▶ **TASK DETAILS**: Reproduce the data below in full and exclude every picture.

▶ **DATASET CONTENT**:
◇ ◇ ◇ ◇ ◇ ◇ ◇

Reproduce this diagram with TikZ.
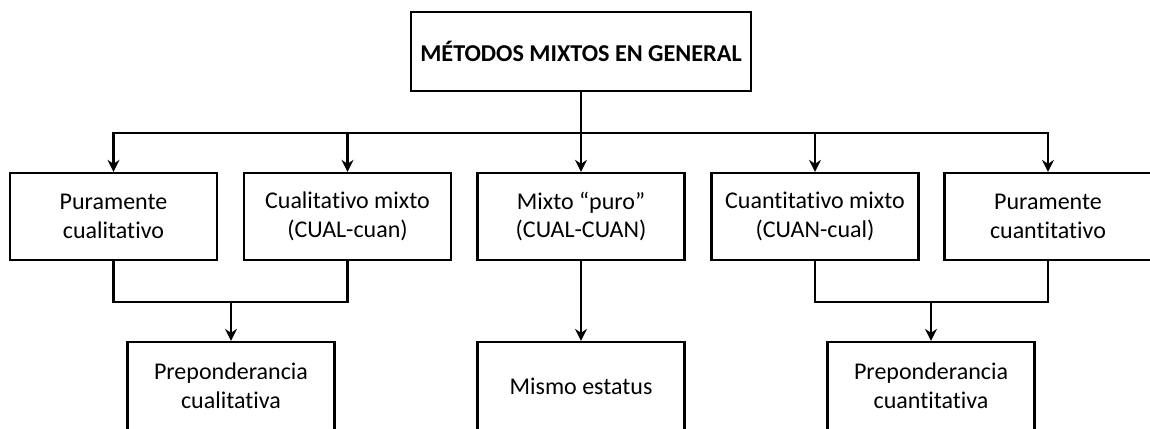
\documentclass[tikz,border=0pt]{standalone}
\usepackage{fontspec}
\setmainfont{Carlito}[RawFeature={-liga;-clig;-calt;-dlig}]
\usetikzlibrary{arrows.meta}
\begin{document}
\begin{tikzpicture}[x=1pt,y=-1pt,
  box/.style={draw=black,line width=2.3pt,minimum width=207pt,minimum height=87pt,inner sep=0pt,align=center,font=\fontsize{24}{28.5}\selectfont},
  titlebox/.style={draw=black,line width=2.3pt,minimum width=340pt,minimum height=79pt,inner sep=0pt,align=center,font=\fontsize{24.2}{30}\selectfont\bfseries},
  conn/.style={line width=2.3pt,draw=black},
  arr/.style={conn,-{Stealth[length=12pt,width=12pt,inset=4pt]}}]
\useasboundingbox (0,0) rectangle (1150,428);
\clip (0,0) rectangle (1150,428);
\node[titlebox] (top) at (581,51.5) {MÉTODOS MIXTOS EN GENERAL};
\node[box] (b1) at (113.5,216.5) {Puramente\\cualitativo};
\node[box] (b2) at (347.5,216.5) {Cualitativo mixto\\(CUAL-cuan)};
\node[box] (b3) at (581,216.5) {Mixto “puro”\\(CUAL-CUAN)};
\node[box] (b4) at (815,216.5) {Cuantitativo mixto\\(CUAN-cual)};
\node[box] (b5) at (1048,216.5) {Puramente\\cuantitativo};
\node[box,minimum height=88pt] (c1) at (231,386) {Preponderancia\\cualitativa};
\node[box,minimum height=88pt] (c2) at (581,386) {Mismo estatus};
\node[box,minimum height=88pt] (c3) at (931,386) {Preponderancia\\cuantitativa};
\coordinate (bus) at (581,133);
\coordinate (j1) at (231,302);
\coordinate (j3) at (931,302);
\draw[arr] (top.south) -- (b3.north);
\draw[arr] (bus) -| (b1.north);
\draw[arr] (bus) -| (b2.north);
\draw[arr] (bus) -| (b4.north);
\draw[arr] (bus) -| (b5.north);
\draw[conn] (b1.south) |- (j1);
\draw[conn] (b2.south) |- (j1);
\draw[arr] (j1) -- (c1.north);
\draw[arr] (b3.south) -- (c2.north);
\draw[conn] (b4.south) |- (j3);
\draw[conn] (b5.south) |- (j3);
\draw[arr] (j3) -- (c3.north);
\end{tikzpicture}
\end{document}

◇ ◇ ◇ ◇ ◇ ◇ ◇

▶ **CORRECT ANSWER**:
Reproduce this diagram with TikZ.
\documentclass[tikz,border=0pt]{standalone}
\usepackage{fontspec}
\setmainfont{Carlito}[RawFeature={-liga;-clig;-calt;-dlig}]
\usetikzlibrary{arrows.meta}
\begin{document}
\begin{tikzpicture}[x=1pt,y=-1pt,
  box/.style={draw=black,line width=2.3pt,minimum width=207pt,minimum height=87pt,inner sep=0pt,align=center,font=\fontsize{24}{28.5}\selectfont},
  titlebox/.style={draw=black,line width=2.3pt,minimum width=340pt,minimum height=79pt,inner sep=0pt,align=center,font=\fontsize{24.2}{30}\selectfont\bfseries},
  conn/.style={line width=2.3pt,draw=black},
  arr/.style={conn,-{Stealth[length=12pt,width=12pt,inset=4pt]}}]
\useasboundingbox (0,0) rectangle (1150,428);
\clip (0,0) rectangle (1150,428);
\node[titlebox] (top) at (581,51.5) {MÉTODOS MIXTOS EN GENERAL};
\node[box] (b1) at (113.5,216.5) {Puramente\\cualitativo};
\node[box] (b2) at (347.5,216.5) {Cualitativo mixto\\(CUAL-cuan)};
\node[box] (b3) at (581,216.5) {Mixto “puro”\\(CUAL-CUAN)};
\node[box] (b4) at (815,216.5) {Cuantitativo mixto\\(CUAN-cual)};
\node[box] (b5) at (1048,216.5) {Puramente\\cuantitativo};
\node[box,minimum height=88pt] (c1) at (231,386) {Preponderancia\\cualitativa};
\node[box,minimum height=88pt] (c2) at (581,386) {Mismo estatus};
\node[box,minimum height=88pt] (c3) at (931,386) {Preponderancia\\cuantitativa};
\coordinate (bus) at (581,133);
\coordinate (j1) at (231,302);
\coordinate (j3) at (931,302);
\draw[arr] (top.south) -- (b3.north);
\draw[arr] (bus) -| (b1.north);
\draw[arr] (bus) -| (b2.north);
\draw[arr] (bus) -| (b4.north);
\draw[arr] (bus) -| (b5.north);
\draw[conn] (b1.south) |- (j1);
\draw[conn] (b2.south) |- (j1);
\draw[arr] (j1) -- (c1.north);
\draw[arr] (b3.south) -- (c2.north);
\draw[conn] (b4.south) |- (j3);
\draw[conn] (b5.south) |- (j3);
\draw[arr] (j3) -- (c3.north);
\end{tikzpicture}
\end{document}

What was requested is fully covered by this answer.